Update
I've configured both xms (initial memory) and xmx (maximum memory allocation jvm paramters, after a restart i've hooked up Visual VM to monitor the Tomcat memory usage. While the indexing process is running, the memory usage of Tomcat seems ok, memory consumption is in range of defined jvm params. (see image)
So it seems that filesystem buffers are consuming all the leftover memory, and does not drop memory? Is there a way handle this behaviour, like change nGram size or directoryFactory?
I'm pretty new to Solr and Tomcat, but here we go:
OS Windows server 2008
Tomcat Service version 7.0 (64 bit)
- Only running Solr
- No optional JVM parameters set, but Solr config through GUI
Solr version 4.5.0.
- One Core instance (both for querying and indexing)
Schema config:
- minGramSize="2" maxGramSize="20"
- most of the fields are stored = "true" (required)
Solr config:
- ramBufferSizeMB: 100
- maxIndexingThreads: 8
- directoryFactory: MMapDirectory
- autocommit: maxdocs 10000, maxtime 15000, opensearcher false
- cache (defaults):
filtercache initialsize:512 size: 512 autowarm: 0
queryresultcache initialsize:512 size: 512 autowarm: 0
documentcache initialsize:512 size: 512 autowarm: 0
We're using a .Net Service (based on Solr.Net) for updating and inserting documents on a single Solr Core instance. The size of documents sent to Solr vary from 1 Kb up to 8Mb, we're sending the documents in batches, using one or multiple threads. The current size of the Solr Index is about 15GB.

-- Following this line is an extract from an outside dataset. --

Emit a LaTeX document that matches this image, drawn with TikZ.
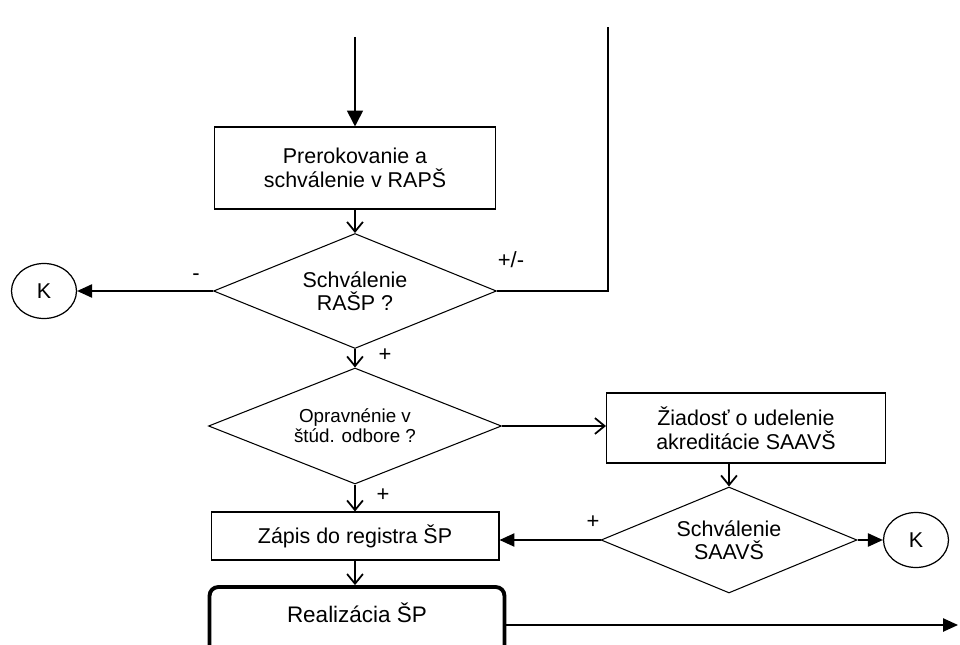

The indexing service is running around 3 a 4 hours to complete all inserts and updates to Solr. While the indexing process is running the Tomcat process memory usage keeps growing up to > 7GB Ram and does not reduce, even after 24 hours.
After a restart of Tomcat, or a Reload Core in the Solr Admin the memory drops back to 1 a 2 GB Ram. Memory leak?
Is it possible to configure the max memory usage for the Solr process on Tomcat?
Are there other alternatives? Best practices?
Thanks
You can setup JVM memory setting on tomcat. I usually do this with setenv.bat file in bin directory of tomcat (same directory as the catalina.bat/.sh files are).
Adjust following values as per your needs:
set JAVA_OPTS=%JAVA_OPTS% -Xms256m -Xmx512m"
Here are clear instruction on it:
http://wiki.razuna.com/display/ecp/Adjusting+Memory+Settings+for+Tomcat
At first you have to set XMX parameter to limit maximum memory that can be used by Tomcat. But in case of SOLR you have to remember that it uses a lot of memory outside of JVM to handle filesystem buffers. So never use more than 50% of available memory for Tomcat in this case.
I have the following setup (albeit a much smaller problem)...
5000 documents, document sizes range from 1MB to 30MB.
We have a requirement to run under 1GB for the Tomcat process on a 2 CPU / 2GB system
After bit of experimentation I came up with these settings for JAVA.
-Xms448m
-Xmx768m
-XX:+UseConcMarkSweepGC
-XX:+UseParNewGC
-XX:ParallelCMSThreads=4
-XX:PermSize=64m
-XX:MaxPermSize=64m
-XX:NewSize=384m
-XX:MaxNewSize=384m
-XX:TargetSurvivorRatio=90
-XX:SurvivorRatio=6
-XX:+CMSParallelRemarkEnabled
-XX:CMSInitiatingOccupancyFraction=55
-XX:+UseCMSInitiatingOccupancyOnly
-XX:+OptimizeStringConcat
-XX:+UseCompressedOops
-XX:MinHeapFreeRatio=5
-XX:MaxHeapFreeRatio=5
These helped but I encountered issues with the OutOfMemory and Tomcat using too much memory even with such a small dataset.
Solution Or things/configuration I have set so far that seem to hold well are as follows:
- Disable all caches other than QueryResultCache
- Do not include text/content fields in your query only include the id
- Do not use row size greater than 10 and do not include highlighting.
- If you are using highlighting (this is the biggest culprit), get the document identifiers from the query first and then do the query again with highlighting and the search terms with the id field included.
Finally for the memory problem. I had to grudgingly implement an unorthodox approach to solve the tomcat/java memory hogging issue (as java never gives back memory to the OS).
I created a memory governor service that runs with debug privilege and calls windows API to force tomcat process to release memory. I also have a global mutex to prevent access to tomcat while this happens when a call comes in.
Surprisingly this approach is working out well but not without its own perils if you do not have the option to control access to Tomcat.
If you find a better solution/configuration changes please let us know.